Data excerpt —
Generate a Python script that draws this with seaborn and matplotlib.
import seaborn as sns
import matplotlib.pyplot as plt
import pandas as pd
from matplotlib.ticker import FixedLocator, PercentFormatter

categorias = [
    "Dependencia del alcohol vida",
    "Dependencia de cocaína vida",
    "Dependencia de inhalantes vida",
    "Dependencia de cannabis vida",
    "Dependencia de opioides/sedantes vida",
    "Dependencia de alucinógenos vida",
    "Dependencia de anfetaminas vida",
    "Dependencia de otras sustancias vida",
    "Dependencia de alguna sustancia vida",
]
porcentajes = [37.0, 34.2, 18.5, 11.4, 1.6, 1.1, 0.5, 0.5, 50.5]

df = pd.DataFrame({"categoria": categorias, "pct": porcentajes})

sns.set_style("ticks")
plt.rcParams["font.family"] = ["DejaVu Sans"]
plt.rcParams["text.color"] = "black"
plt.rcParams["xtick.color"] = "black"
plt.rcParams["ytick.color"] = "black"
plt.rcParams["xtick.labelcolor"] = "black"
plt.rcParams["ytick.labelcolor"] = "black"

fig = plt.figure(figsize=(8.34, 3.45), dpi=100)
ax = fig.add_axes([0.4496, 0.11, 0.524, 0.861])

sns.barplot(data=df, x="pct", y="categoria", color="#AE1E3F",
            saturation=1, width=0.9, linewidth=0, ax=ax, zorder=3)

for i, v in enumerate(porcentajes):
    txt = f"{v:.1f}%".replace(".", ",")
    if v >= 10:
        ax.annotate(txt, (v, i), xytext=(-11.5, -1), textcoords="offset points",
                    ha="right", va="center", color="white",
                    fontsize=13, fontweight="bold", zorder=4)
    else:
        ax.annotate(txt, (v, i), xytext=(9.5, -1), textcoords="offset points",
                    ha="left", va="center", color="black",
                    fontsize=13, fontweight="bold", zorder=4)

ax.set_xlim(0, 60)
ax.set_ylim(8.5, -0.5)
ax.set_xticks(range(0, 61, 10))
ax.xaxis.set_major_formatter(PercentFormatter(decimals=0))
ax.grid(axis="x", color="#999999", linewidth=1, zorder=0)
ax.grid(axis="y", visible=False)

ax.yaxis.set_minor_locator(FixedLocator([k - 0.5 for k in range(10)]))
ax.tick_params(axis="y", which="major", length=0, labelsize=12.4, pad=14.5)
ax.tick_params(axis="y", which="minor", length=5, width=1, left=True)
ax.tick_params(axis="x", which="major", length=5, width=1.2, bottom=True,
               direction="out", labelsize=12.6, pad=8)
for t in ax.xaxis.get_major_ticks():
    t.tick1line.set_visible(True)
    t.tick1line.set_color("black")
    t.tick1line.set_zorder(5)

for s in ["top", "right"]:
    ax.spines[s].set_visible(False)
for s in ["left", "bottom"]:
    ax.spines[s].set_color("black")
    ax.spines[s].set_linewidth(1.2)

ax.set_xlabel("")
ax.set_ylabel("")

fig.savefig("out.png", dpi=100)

Brief —
Reproduce the full listing above, character for character.

Exercise solution —
Generate a Python script that draws this with seaborn and matplotlib.
import seaborn as sns
import matplotlib.pyplot as plt
import pandas as pd
from matplotlib.ticker import FixedLocator, PercentFormatter

categorias = [
    "Dependencia del alcohol vida",
    "Dependencia de cocaína vida",
    "Dependencia de inhalantes vida",
    "Dependencia de cannabis vida",
    "Dependencia de opioides/sedantes vida",
    "Dependencia de alucinógenos vida",
    "Dependencia de anfetaminas vida",
    "Dependencia de otras sustancias vida",
    "Dependencia de alguna sustancia vida",
]
porcentajes = [37.0, 34.2, 18.5, 11.4, 1.6, 1.1, 0.5, 0.5, 50.5]

df = pd.DataFrame({"categoria": categorias, "pct": porcentajes})

sns.set_style("ticks")
plt.rcParams["font.family"] = ["DejaVu Sans"]
plt.rcParams["text.color"] = "black"
plt.rcParams["xtick.color"] = "black"
plt.rcParams["ytick.color"] = "black"
plt.rcParams["xtick.labelcolor"] = "black"
plt.rcParams["ytick.labelcolor"] = "black"

fig = plt.figure(figsize=(8.34, 3.45), dpi=100)
ax = fig.add_axes([0.4496, 0.11, 0.524, 0.861])

sns.barplot(data=df, x="pct", y="categoria", color="#AE1E3F",
            saturation=1, width=0.9, linewidth=0, ax=ax, zorder=3)

for i, v in enumerate(porcentajes):
    txt = f"{v:.1f}%".replace(".", ",")
    if v >= 10:
        ax.annotate(txt, (v, i), xytext=(-11.5, -1), textcoords="offset points",
                    ha="right", va="center", color="white",
                    fontsize=13, fontweight="bold", zorder=4)
    else:
        ax.annotate(txt, (v, i), xytext=(9.5, -1), textcoords="offset points",
                    ha="left", va="center", color="black",
                    fontsize=13, fontweight="bold", zorder=4)

ax.set_xlim(0, 60)
ax.set_ylim(8.5, -0.5)
ax.set_xticks(range(0, 61, 10))
ax.xaxis.set_major_formatter(PercentFormatter(decimals=0))
ax.grid(axis="x", color="#999999", linewidth=1, zorder=0)
ax.grid(axis="y", visible=False)

ax.yaxis.set_minor_locator(FixedLocator([k - 0.5 for k in range(10)]))
ax.tick_params(axis="y", which="major", length=0, labelsize=12.4, pad=14.5)
ax.tick_params(axis="y", which="minor", length=5, width=1, left=True)
ax.tick_params(axis="x", which="major", length=5, width=1.2, bottom=True,
               direction="out", labelsize=12.6, pad=8)
for t in ax.xaxis.get_major_ticks():
    t.tick1line.set_visible(True)
    t.tick1line.set_color("black")
    t.tick1line.set_zorder(5)

for s in ["top", "right"]:
    ax.spines[s].set_visible(False)
for s in ["left", "bottom"]:
    ax.spines[s].set_color("black")
    ax.spines[s].set_linewidth(1.2)

ax.set_xlabel("")
ax.set_ylabel("")

fig.savefig("out.png", dpi=100)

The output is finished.